C'è l'odore stantio di mimose oggi in giro. Mimose ai semafori, mimose accartocciate nella tasca degli impermeabili grigio topo. C'è tutta la marmellata della festa della donna in un Paese in cui non esiste la festa dell'uomo. Non esiste mica la festa dell'uomo perché le feste, qui da noi, si confezionano per una pietosa formula di cortesia istituzionale: la festa dei nonni (poveri nonni), la festa dei cani (poveri animali), la festa dei papà (poveri papà), la festa delle mamme (povere mamme). Non si nega una festa a nessuno qui, basta poi che non rompano i coglioni per il resto dell'anno.
C'è la festa della donna e nell'epoca della politica social diventa ancora più facile: basta cercare su google un aforisma, poi un'immagine buona ma ma non abusata, confezionare il bigliettino fatto di bit e spargerlo sulla bacheca di Facebook o sulla timeline di twitter del deputato o senatore. E per un giorno, tutto il giorno, farsi, frammette, mimosine, auguri pronunciati con la bocca a culo di gallina e ci si trascina fino a sera. La festa della donna è il viagra dell'attenzione da parte degli uomini. Dura ventiquattro ore. Poi la cura si affloscia. E si torna tutti come prima.
Sarebbe stato bello, ad esempio, che questa mattina qualcuno del governo, al suono della sveglia si fosse ricordato che nel mare magnum delle nomine "pubblicitarie" di questi anni non si sia trovato il tempo per qualcuno alle Pari Opportunità. Lì dove ci stava la Carfagna (per dire) oggi si è riuscito a fare peggio senza metterci nessuno. Oppure sarebbe bello che Renzi, anche dalla D'Urso sarebbe andato bene, avesse dichiarato che il miglior regalo per un 8 marzo che duri fino al 31 dicembre sia il diritto di esercitare i diritti. Perché la donna a cui oggi porgete la mimosa è la stessa donna che deve affrontare un percorso di colpevolizzazione per non riuscire nemmeno ad abortire nelle strutture pubbliche. Quella donna lì è la stessa che viene rimbalzata come un'adolescente dispettosa da qualche medico obiettore (che obietta sui diritti delle donne, appunto). La donna a cui porgete la mimosa è la stessa che ha studiato più e meglio di voi ed è la vostra segretaria. La donna a cui porgete la mimosa è quella che per "buon costume" ha saputo poco e male della contraccezione. La donna a cui porgete la mimosa è la stessa con gli occhi pesti che cadde tutte le settimane dalle scale e la incontrate sul pianerottolo. La donna a cui porgete la mimosa è la stessa che cavalcate per 30 euro, che non vi fa domande, a cui non dovete risposte.
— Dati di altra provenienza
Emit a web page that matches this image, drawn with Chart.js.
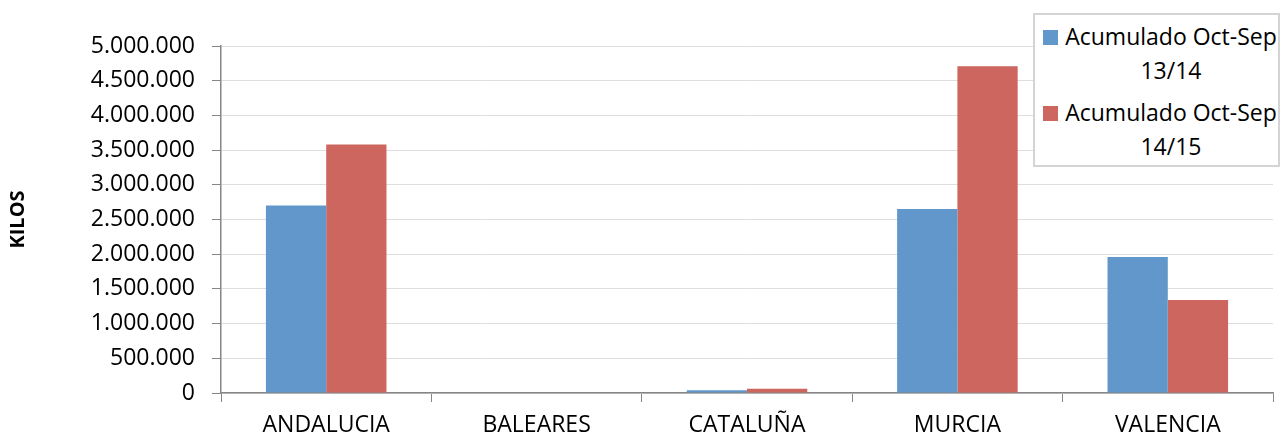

Ecco, forse sarebbe il caso di prendersi cura. Nel senso affettivo e non medicale del termine. Prendersi cura della sceneggiatura mica di una festa che sia festosa come non mai ma prendersi cura del copione di tutti i giorni, tra uomo e donna, in un quotidiano che non può permettersi di abituarsi alla sclerotizzazione delle differenze come se fossero semplicemente il ritardo cronico del bus. Caro Matteo, fai un regalo alle donne, semplice semplice: che abbiano il diritto di esercitare i loro diritti. Facciamo un regalo alle donne. Ma che ci costi davvero. Non preso al volo a una bancarella all'incrocio o dal finestrino al semaforo.